A: Pastoralism covers 43% of the African landmass across 36 countries, supporting approximately 268 million people (FAO, 2018). The World Bank and private equity were planning to invest close to 900 million dollars in East African pastoralist programs over 2023–2027. The authors argue that IBLI’s cost structure — high fixed costs of technology and setup but low marginal costs of expansion — gives it a scalability advantage over cash transfer programs or public works schemes that require sustained state capacity. Market-based IBLI complements rather than substitutes for political and institutional reforms.

Index-Based Livestock Insurance (IBLI): A financial instrument that uses satellite remote sensing to automatically trigger preemptive cash payouts to pastoralists when a pre-determined district-specific drought threshold is crossed, bypassing direct loss assessment and thereby eliminating moral hazard and adverse selection problems inherent in traditional indemnity insurance.

Drought-conflict semi-elasticity: The percentage-point change in the probability of conflict associated with a one-percentage-point increase in the rainfall deficit; the paper’s main outcome quantity, estimated at 6.92 percentage points at mean IBLI coverage, reduced by 23% for a one-standard-deviation increase in neighborhood IBLI coverage.

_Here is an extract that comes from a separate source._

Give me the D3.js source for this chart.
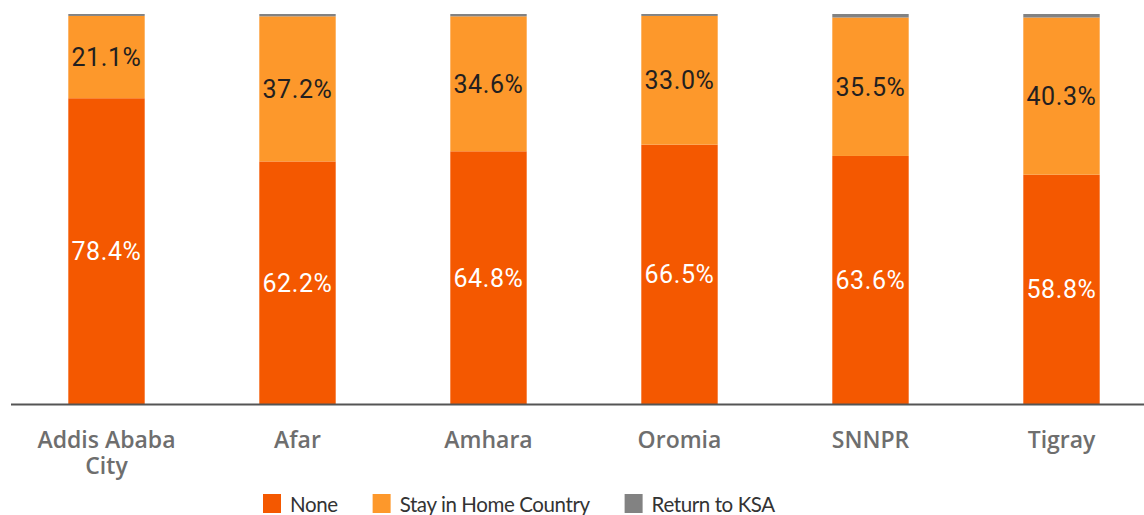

Neighborhood approach: An empirical strategy that measures both drought severity and IBLI coverage as inverse-distance-weighted averages over all surrounding grid cells, reflecting the authors’ finding that pastoralist drought-migration generates conflicts not in the pastoral home area but in neighboring mixed-land-use zones where migration routes intersect other land users.

Migratory pressure: The mechanism by which drought forces pastoralists — who hold excess livestock as precautionary savings in the absence of insurance — to migrate farther from traditional grazing grounds into mixed-land-use areas, increasing the probability of encounters and violent miscoordination with farmers, urban dwellers, and protected-area managers.

Mixed land use: Areas, designated using a 1984 Kenyan government land-use map, where pastoral grazing zones are proximate to farms, ranches, urban settlements, or nature reserves; the paper identifies these as the locations with the highest expected treatment intensity, where IBLI coverage reduces drought-induced conflict approximately four to nine times more than elsewhere.

Tropical Livestock Unit (TLU): The standard unit of account for IBLI contracts in Kenya; one TLU corresponds to one head of cattle or ten goats or sheep; the Kenyan government fully subsidizes IBLI for up to five TLUs per household.

Rollout-cluster-times-period fixed effects: A restrictive set of fixed effects included in the alternative identification strategy that absorbs all omitted variables varying at the level of the six IBLI spatial rollout clusters over time, allowing the authors to identify the conflict-mitigating effect purely from within-cluster variation in mixed-land-use exposure.